■ Required task ■
Below is a listing; write it out exactly and drop any images from it.

|---|

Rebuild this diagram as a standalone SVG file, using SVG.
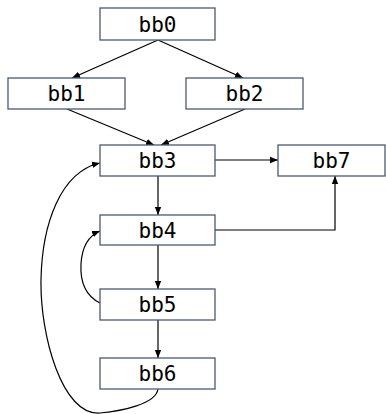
<svg xmlns="http://www.w3.org/2000/svg" width="386" height="414" viewBox="0 0 386 414">
<defs>
<marker id="ah" viewBox="0 0 10 10" refX="10" refY="5" markerWidth="8" markerHeight="8" markerUnits="userSpaceOnUse" orient="auto">
<path d="M0,1 L10,5 L0,9 Z" fill="#000"/>
</marker>
<style>
.box{fill:#fff;stroke:#4a5a70;stroke-width:1.3}
.lbl{font-family:"DejaVu Sans Mono","Liberation Mono",monospace;font-size:21px;fill:#000;text-anchor:middle}
.e{fill:none;stroke:#000;stroke-width:1.2;marker-end:url(#ah)}
</style>
</defs>
<rect width="386" height="414" fill="#fff"/>
<g id="connectors">
<path class="e" d="M158,40 L72,78"/>
<path class="e" d="M158,40 L243,78"/>
<path class="e" d="M67,109 L154,145"/>
<path class="e" d="M245,109 L161,145"/>
<path class="e" d="M215,160 L278,160"/>
<path class="e" d="M158,176 L158,215"/>
<path class="e" d="M215,230 L335,230 L335,176"/>
<path class="e" d="M158,245 L158,289"/>
<path class="e" d="M158,320 L158,358"/>
<path class="e" d="M100,303 C86,296 80,282 81,264 C82,247 88,236 100,231"/>
<path class="e" d="M158,389 C156,404 122,411 100,413 C62,416 40,335 41,280 C42,225 60,172 100,163"/>
</g>
<g id="bb0"><rect class="box" x="100" y="8" width="115" height="32"/><text class="lbl" x="157.5" y="32">bb0</text></g>
<g id="bb1"><rect class="box" x="8" y="78" width="117" height="31"/><text class="lbl" x="66.5" y="101">bb1</text></g>
<g id="bb2"><rect class="box" x="186" y="78" width="117" height="31"/><text class="lbl" x="244.5" y="101">bb2</text></g>
<g id="bb3"><rect class="box" x="100" y="145" width="115" height="31"/><text class="lbl" x="157.5" y="168">bb3</text></g>
<g id="bb7"><rect class="box" x="278" y="145" width="107" height="31"/><text class="lbl" x="331.5" y="168">bb7</text></g>
<g id="bb4"><rect class="box" x="100" y="215" width="115" height="30"/><text class="lbl" x="157.5" y="238">bb4</text></g>
<g id="bb5"><rect class="box" x="100" y="289" width="115" height="31"/><text class="lbl" x="157.5" y="312">bb5</text></g>
<g id="bb6"><rect class="box" x="100" y="358" width="115" height="31"/><text class="lbl" x="157.5" y="381">bb6</text></g>
</svg>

|---|

■ Solution to this exercise ■
Rebuild this diagram as a standalone SVG file, using SVG.
<svg xmlns="http://www.w3.org/2000/svg" width="386" height="414" viewBox="0 0 386 414">
<defs>
<marker id="ah" viewBox="0 0 10 10" refX="10" refY="5" markerWidth="8" markerHeight="8" markerUnits="userSpaceOnUse" orient="auto">
<path d="M0,1 L10,5 L0,9 Z" fill="#000"/>
</marker>
<style>
.box{fill:#fff;stroke:#4a5a70;stroke-width:1.3}
.lbl{font-family:"DejaVu Sans Mono","Liberation Mono",monospace;font-size:21px;fill:#000;text-anchor:middle}
.e{fill:none;stroke:#000;stroke-width:1.2;marker-end:url(#ah)}
</style>
</defs>
<rect width="386" height="414" fill="#fff"/>
<g id="connectors">
<path class="e" d="M158,40 L72,78"/>
<path class="e" d="M158,40 L243,78"/>
<path class="e" d="M67,109 L154,145"/>
<path class="e" d="M245,109 L161,145"/>
<path class="e" d="M215,160 L278,160"/>
<path class="e" d="M158,176 L158,215"/>
<path class="e" d="M215,230 L335,230 L335,176"/>
<path class="e" d="M158,245 L158,289"/>
<path class="e" d="M158,320 L158,358"/>
<path class="e" d="M100,303 C86,296 80,282 81,264 C82,247 88,236 100,231"/>
<path class="e" d="M158,389 C156,404 122,411 100,413 C62,416 40,335 41,280 C42,225 60,172 100,163"/>
</g>
<g id="bb0"><rect class="box" x="100" y="8" width="115" height="32"/><text class="lbl" x="157.5" y="32">bb0</text></g>
<g id="bb1"><rect class="box" x="8" y="78" width="117" height="31"/><text class="lbl" x="66.5" y="101">bb1</text></g>
<g id="bb2"><rect class="box" x="186" y="78" width="117" height="31"/><text class="lbl" x="244.5" y="101">bb2</text></g>
<g id="bb3"><rect class="box" x="100" y="145" width="115" height="31"/><text class="lbl" x="157.5" y="168">bb3</text></g>
<g id="bb7"><rect class="box" x="278" y="145" width="107" height="31"/><text class="lbl" x="331.5" y="168">bb7</text></g>
<g id="bb4"><rect class="box" x="100" y="215" width="115" height="30"/><text class="lbl" x="157.5" y="238">bb4</text></g>
<g id="bb5"><rect class="box" x="100" y="289" width="115" height="31"/><text class="lbl" x="157.5" y="312">bb5</text></g>
<g id="bb6"><rect class="box" x="100" y="358" width="115" height="31"/><text class="lbl" x="157.5" y="381">bb6</text></g>
</svg>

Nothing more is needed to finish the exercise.